Section 1 of the act also provided that parts of titles, preambles, or recitals specified after the words "In part, namely" in connection with acts mentioned in the first schedule to the act could be omitted from any revised edition of the statutes published by authority, with brief statements about the acts, officers, persons, and things mentioned in those titles/preambles/recitals being added as necessary.

Section 1 of the act provided that repeals were subject to the standard Westbury Saving.

Section 2 of the act provided that if any repealed enactment had been applied to the Court of the County Palatine of Lancaster or other inferior civil courts, such enactment would be construed as if it were contained in a local and personal act specifically relating to that court, and would have effect accordingly.

Section 3 of the act provided that where any act cites or refers to another act otherwise than by its short title, the short title may, in any revised edition of the statutes printed by authority, be printed in substitution for such citation or reference.

The act contains, in the schedule, repeals of 530 enactments. The earliest act dealt with is the Dublin Police Act 1837 (7 Will 4 & 1 Vict c 25). The latest Act dealt with is the Colonial Shipping Act 1868 (31 & 32 Vict c 129).
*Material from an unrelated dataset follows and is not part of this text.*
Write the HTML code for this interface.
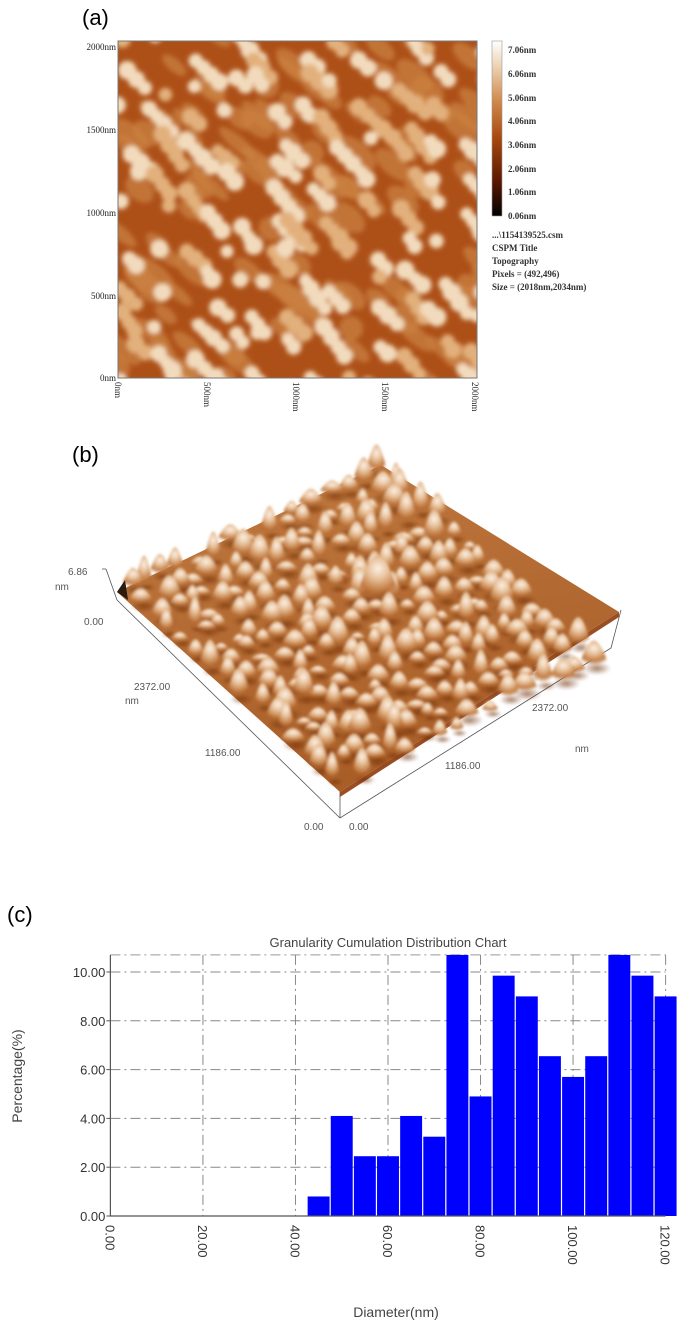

The schedule repealed, as to all Her Majesty's Dominions, the whole of the acts 25 & 26 Vict. c. 48 (Note: Sometimes called the New Zealand Constitution Act 1862 or the Government of Provinces Act 1862) and 31 & 32 Vict. c. 57, (Note: Sometimes called the New Zealand (Legislative Council) Act (1868) or the Legislative Council, New Zealand Act 1868.) and parts of the New Zealand Constitution Act 1852 (15 & 16 Vict. c. 72), the Act 27 & 28 Vict. c. 77, (Note: Sometimes called the Ionian States Act, or the Ionian States Act of Parliament Repeal Act 1864.) the Indian High Courts Act 1865 (28 & 29 Vict. c. 15), the India Military Funds Act 1866 (29 & 30 Vict. c. 18), the Act 29 & 30 Vict. c. 74, (Note: Sometimes called the New South Wales and Van Diemen's Land Government Act (1866)) and the British North America Act 1867 (30 & 31 Vict. c. 3).